++++ TASK DATA ++++

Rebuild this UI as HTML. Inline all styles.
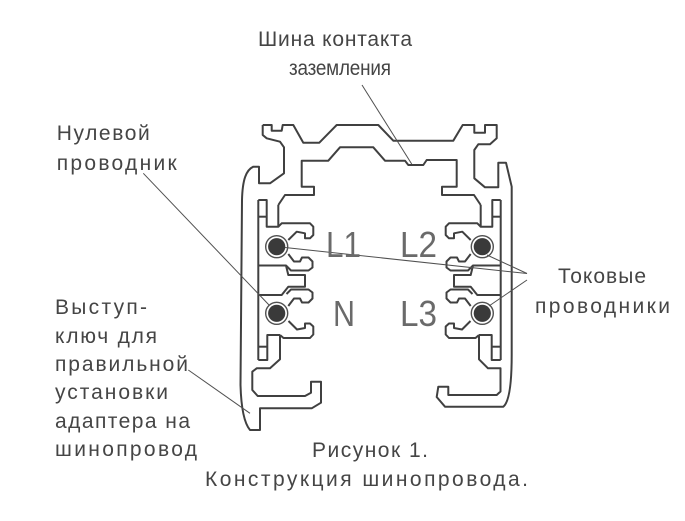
<!DOCTYPE html>
<html><head><meta charset="utf-8"><style>
html,body{margin:0;padding:0;background:#fff;}
svg{display:block;}
text{font-family:"Liberation Sans","DejaVu Sans",sans-serif;}
</style></head><body>
<svg width="685" height="521" viewBox="0 0 685 521" xmlns="http://www.w3.org/2000/svg">
<rect width="685" height="521" fill="#fff"/>
<g fill="none" stroke="#404040" stroke-width="2" stroke-linejoin="round">
<path d="M262.7,125 L271.7,125 L271.7,130.7 L281.7,130.7 L282.7,125 L293.3,125 L303.3,142.7 L319.3,142.7 L336.7,125 L378.3,125 L393.3,140.7 L453.3,140.7 L462.7,125 L474.3,125 L474.3,132.7 L485,132.7 L485,125 L496.7,125 L496.7,138.3 L490,144.3 L478.3,144.3 L474.3,150 L474.3,178.3 L485,187.3 L498.3,187.3 L498.3,162.7 L506,162.7 L511.7,186.7 L511.7,355 Q511.7,400 503.3,406.7 L445,406.7 L436.7,397 L438.3,386.7 L448.3,386.7 L448.3,395 L496.7,395 L500.5,391.5 L500.5,368.3 L488,368.3 L479,359.3 L479,335"/>
<path d="M262.7,125 L262.7,135 L266.7,138.3 L280,141.7 L284,147.3 L284,173.3 L270,183.3 L259,183.3 L259,166.7 L253.3,166.7 C246,170 242.5,180 242,200 L240.5,385 Q241.5,420 250,430 L260,430 L260,408.3 L311.7,408.3 L321,402.7 L321,381.7 L311,381.7 L311,392.7 L305,396 L257.7,396 L252.3,390 L252.3,371.7 L256.7,368.3 L270,368.3 L280,359.3 L280,335"/>
<path d="M278.3,205 L285,195 L314,195 L314,186.7 L301.7,186.7 L301.7,160.7 L328.3,160.7 L340,147.3 L373.3,147.3 L385,160.7 L405,160.7 L408.3,165 L423.3,165 L426.7,160 L456.7,160 L456.7,186.7 L442,186.7 L442,195 L474,195 L480.7,205"/>
<g>
<path d="M258.3,200 L258.3,360"/>
<path d="M258.3,200 L266.7,200 L266.7,226.7 L278.3,226.7 L278.3,205"/>
<path d="M258.3,216.7 L266.7,216.7"/>
<path d="M278.3,226.7 L281.7,223.3 L310,223.3 L313.3,226.7 L313.3,235 L310,238.3 L305,238.3 L305,233.3 L296.7,231.7 L288.3,240"/>
<path d="M288.3,254 L294,261.5 L300,261.5 L302,257.5 L308.5,257.5 L312.5,261.5 L312.5,267.5 L308.5,270.5 L291,270.5 L286,265.5 L258.3,265.5"/>
<path d="M286,265.5 L288.3,275 L305,275 L305,286.7 L288.3,286.7 L281.7,295 L258.3,295"/>
<path d="M288.3,306 L294,298.5 L300,298.5 L302,302.5 L308.5,302.5 L312.5,298.5 L312.5,292.5 L308.5,289.5 L291,289.5 L286.5,294"/>
<path d="M280,335 L283.5,338 L310,338 L313.3,334.5 L313.3,326.5 L310,323.5 L305,323.5 L305,328 L297,329.5 L288.5,321"/>
<path d="M258.3,346.7 L267.3,346.7"/>
<path d="M258.3,360 L267.3,360 L267.3,335 L280,335"/>
</g>
<g transform="translate(759,0) scale(-1,1)">
<path d="M258.3,200 L258.3,360"/>
<path d="M258.3,200 L266.7,200 L266.7,226.7 L278.3,226.7 L278.3,205"/>
<path d="M258.3,216.7 L266.7,216.7"/>
<path d="M278.3,226.7 L281.7,223.3 L310,223.3 L313.3,226.7 L313.3,235 L310,238.3 L305,238.3 L305,233.3 L296.7,231.7 L288.3,240"/>
<path d="M288.3,254 L294,261.5 L300,261.5 L302,257.5 L308.5,257.5 L312.5,261.5 L312.5,267.5 L308.5,270.5 L291,270.5 L286,265.5 L258.3,265.5"/>
<path d="M286,265.5 L288.3,275 L305,275 L305,286.7 L288.3,286.7 L281.7,295 L258.3,295"/>
<path d="M288.3,306 L294,298.5 L300,298.5 L302,302.5 L308.5,302.5 L312.5,298.5 L312.5,292.5 L308.5,289.5 L291,289.5 L286.5,294"/>
<path d="M280,335 L283.5,338 L310,338 L313.3,334.5 L313.3,326.5 L310,323.5 L305,323.5 L305,328 L297,329.5 L288.5,321"/>
<path d="M258.3,346.7 L267.3,346.7"/>
<path d="M258.3,360 L267.3,360 L267.3,335 L280,335"/>
</g>
</g>
<g>
<circle cx="276.7" cy="246.7" r="11" fill="#fff" stroke="#505050" stroke-width="1.4"/>
<circle cx="276.7" cy="246.7" r="8.6" fill="#3a3a3a"/>
<circle cx="276.7" cy="313.3" r="11" fill="#fff" stroke="#505050" stroke-width="1.4"/>
<circle cx="276.7" cy="313.3" r="8.6" fill="#3a3a3a"/>
<circle cx="482.3" cy="246.7" r="11" fill="#fff" stroke="#505050" stroke-width="1.4"/>
<circle cx="482.3" cy="246.7" r="8.6" fill="#3a3a3a"/>
<circle cx="482.3" cy="313.3" r="11" fill="#fff" stroke="#505050" stroke-width="1.4"/>
<circle cx="482.3" cy="313.3" r="8.6" fill="#3a3a3a"/>
</g>
<g stroke="#505050" stroke-width="1" fill="none">
<line x1="362" y1="85" x2="411.7" y2="164"/>
<line x1="143.3" y1="173.3" x2="269.5" y2="305.5"/>
<line x1="285" y1="247.5" x2="527" y2="273.5"/>
<line x1="487" y1="255" x2="527" y2="273.5"/>
<line x1="489" y1="306" x2="527" y2="280"/>
<line x1="188.3" y1="370" x2="250" y2="413.3"/>
</g>
<g fill="#6a6a6a" font-size="36">
<text x="326" y="257" textLength="35" lengthAdjust="spacingAndGlyphs">L1</text>
<text x="400" y="257" textLength="37" lengthAdjust="spacingAndGlyphs">L2</text>
<text x="333" y="326" textLength="22" lengthAdjust="spacingAndGlyphs">N</text>
<text x="400" y="326" textLength="37" lengthAdjust="spacingAndGlyphs">L3</text>
</g>
<g fill="#454545" font-size="21">
<text x="258" y="46" textLength="154" lengthAdjust="spacing">Шина контакта</text>
<text transform="translate(289,75) scale(0.9,1)" textLength="113.3" lengthAdjust="spacing">заземления</text>
<text x="56.7" y="140" textLength="93" lengthAdjust="spacing">Нулевой</text>
<text x="56.7" y="170" textLength="120" lengthAdjust="spacing">проводник</text>
<text x="558" y="283" textLength="88" lengthAdjust="spacing">Токовые</text>
<text x="535" y="313" textLength="135" lengthAdjust="spacing">проводники</text>
<text x="55" y="314" textLength="92" lengthAdjust="spacing">Выступ-</text>
<text x="55" y="343" textLength="102" lengthAdjust="spacing">ключ для</text>
<text x="55" y="371" textLength="133" lengthAdjust="spacing">правильной</text>
<text x="55" y="399" textLength="113" lengthAdjust="spacing">установки</text>
<text x="55" y="428" textLength="135" lengthAdjust="spacing">адаптера на</text>
<text x="55" y="456" textLength="142" lengthAdjust="spacing">шинопровод</text>
<text x="312" y="457" textLength="116" lengthAdjust="spacing">Рисунок 1.</text>
<text x="205" y="486" textLength="323" lengthAdjust="spacing">Конструкция шинопровода.</text>
</g>
</svg>
</body></html>
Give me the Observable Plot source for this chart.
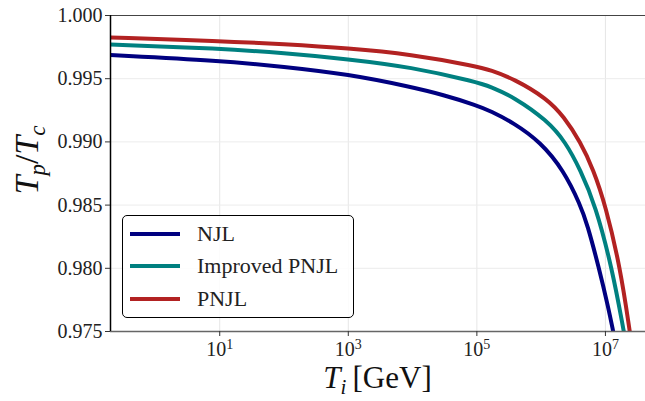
<!DOCTYPE html>
<html><head><meta charset="utf-8">
<script src="https://cdn.jsdelivr.net/npm/d3@7"></script>
<script src="https://cdn.jsdelivr.net/npm/@observablehq/plot@0.6"></script>
<style>
body{margin:0;background:#fff;}
#wrap{position:relative;width:645px;height:401px;font-family:"Liberation Serif",serif;overflow:hidden;}
#legend{position:absolute;left:122px;top:215px;width:232px;height:103px;border:1px solid #000;border-radius:5px;background:rgba(255,255,255,0.85);box-sizing:border-box;}
.item{position:absolute;left:0;height:32px;width:100%;}
.sw{position:absolute;left:7px;top:14px;width:50px;height:4px;}
.lab{position:absolute;left:74px;top:0;line-height:32px;font-size:22px;color:#222;white-space:nowrap;}
</style></head>
<body><div id="wrap"></div>
<script>
const series = ["NJL", "Improved PNJL", "PNJL"];
const colors = ["#000080", "#008080", "#b22222"];

const T_NJL = [0.2, 10, 100, 1e3, 9.3e3, 3e4, 1e5, 1.62e5, 3.75e5, 9.75e5, 2.25e6, 4.08e6, 5.19e6, 7.87e6, 1.12e7, 1.32e7];
const v_NJL = [0.99688, 0.99643, 0.99595, 0.99535, 0.99436, 0.99372, 0.99289, 0.99245, 0.99150, 0.99000, 0.98774, 0.98500, 0.98352, 0.98010, 0.97680, 0.97500];

const T_IPNJL = [0.2, 10, 100, 1e3, 9.3e3, 1e5, 1.62e5, 3.75e5, 1.24e6, 2.39e6, 4.08e6, 6.98e6, 1.27e7, 1.93e7];
const v_IPNJL = [0.99770, 0.99739, 0.99703, 0.99655, 0.99593, 0.99474, 0.99438, 0.99355, 0.99170, 0.99000, 0.98778, 0.98500, 0.98000, 0.97500];

const T_PNJL = [0.2, 10, 100, 1e3, 9.3e3, 1e5, 1.62e5, 3.75e5, 1.24e6, 2.25e6, 4.08e6, 6.5e6, 1.0e7, 1.71e7, 2.39e7];
const v_PNJL = [0.99826, 0.99799, 0.99773, 0.99741, 0.99693, 0.99598, 0.99568, 0.99500, 0.99342, 0.99200, 0.99000, 0.98780, 0.98500, 0.98000, 0.97500];

const xTicks = [1e1, 1e3, 1e5, 1e7];
const yTicks = [0.975, 0.980, 0.985, 0.990, 0.995, 1.000];
const xDomain = [0.2, 4.2e7];
const yDomain = [0.975, 1.0];

const allT = [T_NJL, T_IPNJL, T_PNJL];
const allV = [v_NJL, v_IPNJL, v_PNJL];
const rows = series.flatMap((s, i) => allT[i].map((t, j) => ({series: s, T: t, v: allV[i][j]})));

const chart = Plot.plot({
  width: 645, height: 401,
  marginLeft: 110, marginRight: 0, marginTop: 15, marginBottom: 70,
  style: {fontFamily: "Liberation Serif", fontSize: "20px", background: "#fff", color: "#222"},
  x: {type: "log", domain: xDomain},
  y: {domain: yDomain},
  color: {domain: series, range: colors},
  marks: [
    Plot.gridX(xTicks, {stroke: "#e6e6e6", strokeOpacity: 1, strokeWidth: 1}),
    Plot.gridY(yTicks, {stroke: "#ececec", strokeOpacity: 1, strokeWidth: 1}),
    Plot.line(rows, {x: "T", y: "v", z: "series", stroke: "series", strokeWidth: 4, curve: "basis", clip: true}),
    Plot.ruleY([yDomain[0]], {stroke: "#666", strokeWidth: 1.5}),
    Plot.ruleY([yDomain[1]], {stroke: "#444", strokeWidth: 1.2}),
    Plot.ruleX([xDomain[0]], {stroke: "#000", strokeWidth: 1.5}),
    Plot.axisX(xTicks, {tickSize: 5, tickPadding: 5, label: null, stroke: "#333",
      tickFormat: d => "10^" + Math.round(Math.log10(d)), fontSize: 20}),
    Plot.axisY(yTicks, {tickSize: 5, tickPadding: 3, label: null, stroke: "#333",
      tickFormat: d3.format(".3f"), fontSize: 20})
  ]
});

const svg = d3.select(chart);
svg.selectAll("text").each(function() {
  const t = d3.select(this);
  const s = t.text();
  if (s.startsWith("10^")) {
    const e = s.slice(3);
    t.text("10");
    t.append("tspan").attr("dy", "-0.5em").attr("font-size", "14px").text(e);
  }
});

// axis labels
const xl = svg.append("text")
  .attr("x", (110 + 645) / 2).attr("y", 388)
  .attr("text-anchor", "middle").attr("font-size", "31px").attr("fill", "#111")
  .attr("font-family", "Liberation Serif");
xl.append("tspan").attr("font-style", "italic").text("T");
xl.append("tspan").attr("font-style", "italic").attr("font-size", "21px").attr("dy", "6").text("i");
xl.append("tspan").attr("dy", "-6").text("\u2009[GeV]");

const yl = svg.append("text")
  .attr("transform", "translate(38,160) rotate(-90)")
  .attr("text-anchor", "middle").attr("font-size", "34px").attr("fill", "#111")
  .attr("font-family", "Liberation Serif").attr("font-style", "italic");
yl.append("tspan").text("T");
yl.append("tspan").attr("font-size", "23px").attr("dy", "7").text("p");
yl.append("tspan").attr("dy", "-7").attr("font-style", "normal").text("/");
yl.append("tspan").text("T");
yl.append("tspan").attr("font-size", "23px").attr("dy", "7").text("c");

const wrap = document.getElementById("wrap");
wrap.appendChild(chart);

const leg = document.createElement("div");
leg.id = "legend";
series.forEach((s, i) => {
  const it = document.createElement("div");
  it.className = "item";
  it.style.top = (2 + i * 32.3) + "px";
  const sw = document.createElement("div");
  sw.className = "sw"; sw.style.background = colors[i];
  const lb = document.createElement("div");
  lb.className = "lab"; lb.textContent = s;
  it.appendChild(sw); it.appendChild(lb);
  leg.appendChild(it);
});
wrap.appendChild(leg);
</script>
</body></html>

++++

WHAT YOU HAVE TO DO> Give the lines above again exactly, from the one containing "Give me the" to the one containing "0.98778, 0.98500, 0.98000, 0.97500];", both included, but leave out the pictures.

TASK SOLUTION>
Give me the Observable Plot source for this chart.
<!DOCTYPE html>
<html><head><meta charset="utf-8">
<script src="https://cdn.jsdelivr.net/npm/d3@7"></script>
<script src="https://cdn.jsdelivr.net/npm/@observablehq/plot@0.6"></script>
<style>
body{margin:0;background:#fff;}
#wrap{position:relative;width:645px;height:401px;font-family:"Liberation Serif",serif;overflow:hidden;}
#legend{position:absolute;left:122px;top:215px;width:232px;height:103px;border:1px solid #000;border-radius:5px;background:rgba(255,255,255,0.85);box-sizing:border-box;}
.item{position:absolute;left:0;height:32px;width:100%;}
.sw{position:absolute;left:7px;top:14px;width:50px;height:4px;}
.lab{position:absolute;left:74px;top:0;line-height:32px;font-size:22px;color:#222;white-space:nowrap;}
</style></head>
<body><div id="wrap"></div>
<script>
const series = ["NJL", "Improved PNJL", "PNJL"];
const colors = ["#000080", "#008080", "#b22222"];

const T_NJL = [0.2, 10, 100, 1e3, 9.3e3, 3e4, 1e5, 1.62e5, 3.75e5, 9.75e5, 2.25e6, 4.08e6, 5.19e6, 7.87e6, 1.12e7, 1.32e7];
const v_NJL = [0.99688, 0.99643, 0.99595, 0.99535, 0.99436, 0.99372, 0.99289, 0.99245, 0.99150, 0.99000, 0.98774, 0.98500, 0.98352, 0.98010, 0.97680, 0.97500];

const T_IPNJL = [0.2, 10, 100, 1e3, 9.3e3, 1e5, 1.62e5, 3.75e5, 1.24e6, 2.39e6, 4.08e6, 6.98e6, 1.27e7, 1.93e7];
const v_IPNJL = [0.99770, 0.99739, 0.99703, 0.99655, 0.99593, 0.99474, 0.99438, 0.99355, 0.99170, 0.99000, 0.98778, 0.98500, 0.98000, 0.97500];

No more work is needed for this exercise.